[Charts and diagrams as code]
════════

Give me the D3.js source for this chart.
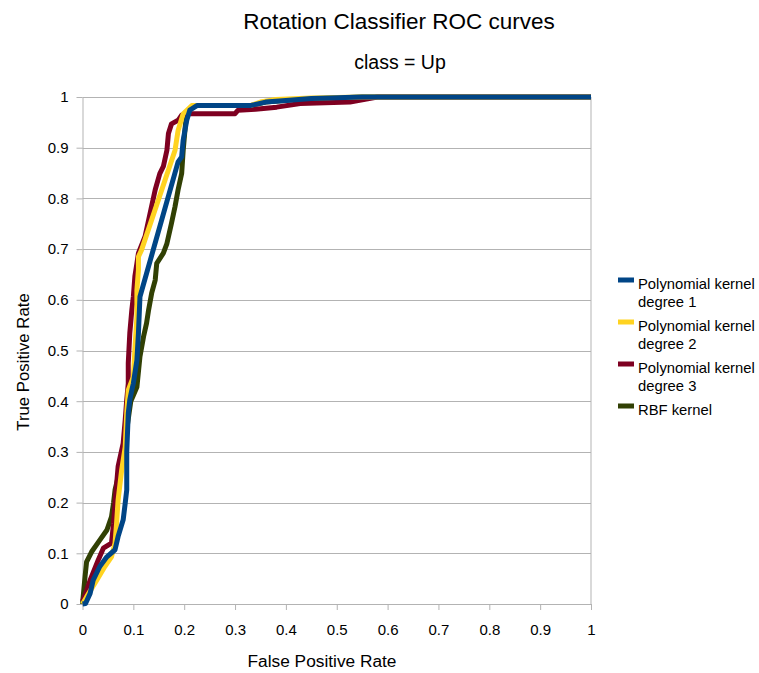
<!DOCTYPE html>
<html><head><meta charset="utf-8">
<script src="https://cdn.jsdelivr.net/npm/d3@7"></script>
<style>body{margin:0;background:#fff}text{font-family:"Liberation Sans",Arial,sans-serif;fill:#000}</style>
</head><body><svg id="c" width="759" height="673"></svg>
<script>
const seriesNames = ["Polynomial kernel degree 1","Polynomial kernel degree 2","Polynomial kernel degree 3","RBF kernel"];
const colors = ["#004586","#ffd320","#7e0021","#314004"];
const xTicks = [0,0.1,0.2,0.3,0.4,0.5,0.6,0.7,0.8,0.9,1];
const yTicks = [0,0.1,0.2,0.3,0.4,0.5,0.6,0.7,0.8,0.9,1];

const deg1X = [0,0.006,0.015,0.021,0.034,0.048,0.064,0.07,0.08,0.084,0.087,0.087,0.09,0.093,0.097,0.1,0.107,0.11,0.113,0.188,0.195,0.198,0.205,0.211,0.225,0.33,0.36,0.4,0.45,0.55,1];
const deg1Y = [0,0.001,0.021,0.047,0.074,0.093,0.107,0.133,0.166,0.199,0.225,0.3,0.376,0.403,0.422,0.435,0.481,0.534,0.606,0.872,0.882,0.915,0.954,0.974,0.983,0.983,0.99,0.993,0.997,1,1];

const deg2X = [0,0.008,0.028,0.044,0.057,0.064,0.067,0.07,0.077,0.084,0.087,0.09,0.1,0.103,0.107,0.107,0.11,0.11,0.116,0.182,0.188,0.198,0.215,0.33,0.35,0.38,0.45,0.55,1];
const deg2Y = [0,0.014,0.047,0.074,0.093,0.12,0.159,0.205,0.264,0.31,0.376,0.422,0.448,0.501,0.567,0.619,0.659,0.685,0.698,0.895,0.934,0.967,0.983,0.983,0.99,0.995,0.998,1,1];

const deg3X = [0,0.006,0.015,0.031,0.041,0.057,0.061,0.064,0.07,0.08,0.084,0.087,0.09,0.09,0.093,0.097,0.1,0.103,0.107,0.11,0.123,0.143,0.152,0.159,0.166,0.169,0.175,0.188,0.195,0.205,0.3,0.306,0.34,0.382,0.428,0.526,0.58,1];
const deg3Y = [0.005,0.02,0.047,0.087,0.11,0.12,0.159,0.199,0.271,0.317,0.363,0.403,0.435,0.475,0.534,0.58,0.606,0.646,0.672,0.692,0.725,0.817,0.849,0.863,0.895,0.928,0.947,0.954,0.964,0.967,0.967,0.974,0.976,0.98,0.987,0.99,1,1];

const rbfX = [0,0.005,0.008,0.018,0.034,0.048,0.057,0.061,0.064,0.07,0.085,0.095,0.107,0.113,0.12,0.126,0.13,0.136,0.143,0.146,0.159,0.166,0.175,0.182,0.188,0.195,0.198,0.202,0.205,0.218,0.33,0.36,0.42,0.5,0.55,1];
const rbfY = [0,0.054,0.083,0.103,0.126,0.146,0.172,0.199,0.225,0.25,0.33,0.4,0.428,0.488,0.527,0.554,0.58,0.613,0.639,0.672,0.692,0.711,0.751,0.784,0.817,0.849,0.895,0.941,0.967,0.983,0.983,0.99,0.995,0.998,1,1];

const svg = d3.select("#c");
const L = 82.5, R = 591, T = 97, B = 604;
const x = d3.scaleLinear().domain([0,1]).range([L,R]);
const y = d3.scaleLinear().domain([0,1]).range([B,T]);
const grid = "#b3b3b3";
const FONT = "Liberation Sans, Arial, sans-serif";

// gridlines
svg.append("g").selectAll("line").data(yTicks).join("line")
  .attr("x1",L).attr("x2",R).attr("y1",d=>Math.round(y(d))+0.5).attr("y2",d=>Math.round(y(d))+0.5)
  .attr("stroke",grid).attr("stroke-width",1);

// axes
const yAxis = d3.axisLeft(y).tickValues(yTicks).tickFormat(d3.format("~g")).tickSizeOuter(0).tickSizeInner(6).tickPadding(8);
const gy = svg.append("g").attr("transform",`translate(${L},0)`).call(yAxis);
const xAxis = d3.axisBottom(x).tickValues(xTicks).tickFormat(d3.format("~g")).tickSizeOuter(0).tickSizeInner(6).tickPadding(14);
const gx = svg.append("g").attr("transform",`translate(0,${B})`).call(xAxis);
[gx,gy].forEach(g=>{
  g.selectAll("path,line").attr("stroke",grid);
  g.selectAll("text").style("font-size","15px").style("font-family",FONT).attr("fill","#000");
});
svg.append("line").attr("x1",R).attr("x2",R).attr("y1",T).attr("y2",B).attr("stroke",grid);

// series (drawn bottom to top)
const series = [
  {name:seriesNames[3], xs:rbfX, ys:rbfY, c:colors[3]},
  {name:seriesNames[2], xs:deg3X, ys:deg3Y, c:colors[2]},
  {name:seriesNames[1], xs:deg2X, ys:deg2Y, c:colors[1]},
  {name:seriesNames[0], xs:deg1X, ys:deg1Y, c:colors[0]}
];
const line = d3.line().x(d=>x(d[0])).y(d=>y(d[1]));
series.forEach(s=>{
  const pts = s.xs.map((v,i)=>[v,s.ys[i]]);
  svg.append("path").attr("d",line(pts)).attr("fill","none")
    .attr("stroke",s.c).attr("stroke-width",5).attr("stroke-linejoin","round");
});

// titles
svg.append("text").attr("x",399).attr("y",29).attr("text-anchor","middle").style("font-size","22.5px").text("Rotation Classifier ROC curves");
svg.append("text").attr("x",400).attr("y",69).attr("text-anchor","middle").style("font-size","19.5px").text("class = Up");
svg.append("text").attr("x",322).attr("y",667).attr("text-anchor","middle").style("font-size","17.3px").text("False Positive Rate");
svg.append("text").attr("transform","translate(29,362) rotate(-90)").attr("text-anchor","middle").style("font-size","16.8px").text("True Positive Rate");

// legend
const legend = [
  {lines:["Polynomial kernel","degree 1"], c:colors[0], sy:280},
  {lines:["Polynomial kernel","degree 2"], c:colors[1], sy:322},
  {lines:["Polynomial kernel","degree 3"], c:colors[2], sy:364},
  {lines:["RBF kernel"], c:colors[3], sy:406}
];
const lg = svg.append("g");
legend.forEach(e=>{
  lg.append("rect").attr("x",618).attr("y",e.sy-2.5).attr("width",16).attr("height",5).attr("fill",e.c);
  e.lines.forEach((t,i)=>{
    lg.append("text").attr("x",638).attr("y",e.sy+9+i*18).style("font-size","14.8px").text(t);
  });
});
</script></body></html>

════════

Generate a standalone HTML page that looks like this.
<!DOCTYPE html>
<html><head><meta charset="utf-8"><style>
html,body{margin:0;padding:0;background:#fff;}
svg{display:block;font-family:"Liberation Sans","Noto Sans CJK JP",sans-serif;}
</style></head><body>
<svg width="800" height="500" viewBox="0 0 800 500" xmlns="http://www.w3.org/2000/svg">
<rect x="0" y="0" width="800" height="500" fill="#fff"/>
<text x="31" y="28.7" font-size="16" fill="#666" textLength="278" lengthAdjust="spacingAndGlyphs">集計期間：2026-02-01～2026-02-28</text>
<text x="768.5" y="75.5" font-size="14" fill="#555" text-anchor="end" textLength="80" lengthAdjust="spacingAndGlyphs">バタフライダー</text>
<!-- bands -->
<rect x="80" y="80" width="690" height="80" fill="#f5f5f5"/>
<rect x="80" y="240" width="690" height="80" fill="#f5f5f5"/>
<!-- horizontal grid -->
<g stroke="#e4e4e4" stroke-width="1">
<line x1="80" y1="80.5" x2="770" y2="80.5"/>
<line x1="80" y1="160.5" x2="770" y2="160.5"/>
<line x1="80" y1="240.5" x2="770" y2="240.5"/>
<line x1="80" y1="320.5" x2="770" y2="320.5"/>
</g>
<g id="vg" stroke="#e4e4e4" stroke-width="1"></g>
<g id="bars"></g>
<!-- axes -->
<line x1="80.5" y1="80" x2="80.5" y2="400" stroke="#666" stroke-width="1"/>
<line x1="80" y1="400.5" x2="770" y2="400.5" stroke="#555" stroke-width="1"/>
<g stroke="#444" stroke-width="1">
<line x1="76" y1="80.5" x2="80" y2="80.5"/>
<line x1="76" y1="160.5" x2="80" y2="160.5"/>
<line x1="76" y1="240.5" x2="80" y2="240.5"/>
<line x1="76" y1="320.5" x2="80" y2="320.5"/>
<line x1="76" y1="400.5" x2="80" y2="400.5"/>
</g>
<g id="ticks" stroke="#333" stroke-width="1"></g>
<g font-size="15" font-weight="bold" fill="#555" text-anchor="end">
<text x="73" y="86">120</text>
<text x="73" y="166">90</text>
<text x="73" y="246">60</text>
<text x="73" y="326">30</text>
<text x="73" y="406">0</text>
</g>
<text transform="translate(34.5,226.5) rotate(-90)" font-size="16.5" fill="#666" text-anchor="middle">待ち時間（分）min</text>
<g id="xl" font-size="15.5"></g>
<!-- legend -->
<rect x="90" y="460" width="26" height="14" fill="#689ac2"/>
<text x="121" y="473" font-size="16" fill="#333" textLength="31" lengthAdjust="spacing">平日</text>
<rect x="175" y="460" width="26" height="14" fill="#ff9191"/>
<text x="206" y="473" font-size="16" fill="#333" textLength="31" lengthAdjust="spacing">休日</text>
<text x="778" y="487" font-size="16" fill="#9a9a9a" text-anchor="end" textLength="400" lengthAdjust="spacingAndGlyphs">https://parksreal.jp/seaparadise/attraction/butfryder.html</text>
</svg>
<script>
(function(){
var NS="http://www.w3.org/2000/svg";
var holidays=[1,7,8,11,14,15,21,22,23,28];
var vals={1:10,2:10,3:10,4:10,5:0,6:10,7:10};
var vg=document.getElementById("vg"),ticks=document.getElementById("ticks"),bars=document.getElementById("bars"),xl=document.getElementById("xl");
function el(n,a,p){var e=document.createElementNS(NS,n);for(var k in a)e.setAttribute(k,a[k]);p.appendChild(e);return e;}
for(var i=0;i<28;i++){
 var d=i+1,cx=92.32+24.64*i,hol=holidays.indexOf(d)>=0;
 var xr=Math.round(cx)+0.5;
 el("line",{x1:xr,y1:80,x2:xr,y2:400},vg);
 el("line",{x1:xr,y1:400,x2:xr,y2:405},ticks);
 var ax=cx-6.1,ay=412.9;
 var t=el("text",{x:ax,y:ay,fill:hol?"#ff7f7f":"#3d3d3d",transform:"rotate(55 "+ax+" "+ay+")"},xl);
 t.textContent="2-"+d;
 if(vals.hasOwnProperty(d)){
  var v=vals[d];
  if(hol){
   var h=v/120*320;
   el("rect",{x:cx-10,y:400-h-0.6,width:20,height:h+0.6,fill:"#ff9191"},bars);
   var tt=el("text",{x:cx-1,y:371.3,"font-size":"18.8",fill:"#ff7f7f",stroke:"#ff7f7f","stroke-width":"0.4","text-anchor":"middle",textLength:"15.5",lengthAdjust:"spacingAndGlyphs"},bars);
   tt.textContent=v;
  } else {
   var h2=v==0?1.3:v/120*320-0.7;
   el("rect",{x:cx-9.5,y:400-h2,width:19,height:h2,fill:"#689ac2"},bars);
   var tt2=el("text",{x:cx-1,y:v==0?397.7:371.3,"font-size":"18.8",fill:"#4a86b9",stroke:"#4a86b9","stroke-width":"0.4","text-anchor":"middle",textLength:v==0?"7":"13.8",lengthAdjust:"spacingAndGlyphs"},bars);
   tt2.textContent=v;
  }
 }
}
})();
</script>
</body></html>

════════

GOAL => Collect each line containing the string "this".

RESPONSE BELOW =>
Give me the D3.js source for this chart.
Generate a standalone HTML page that looks like this.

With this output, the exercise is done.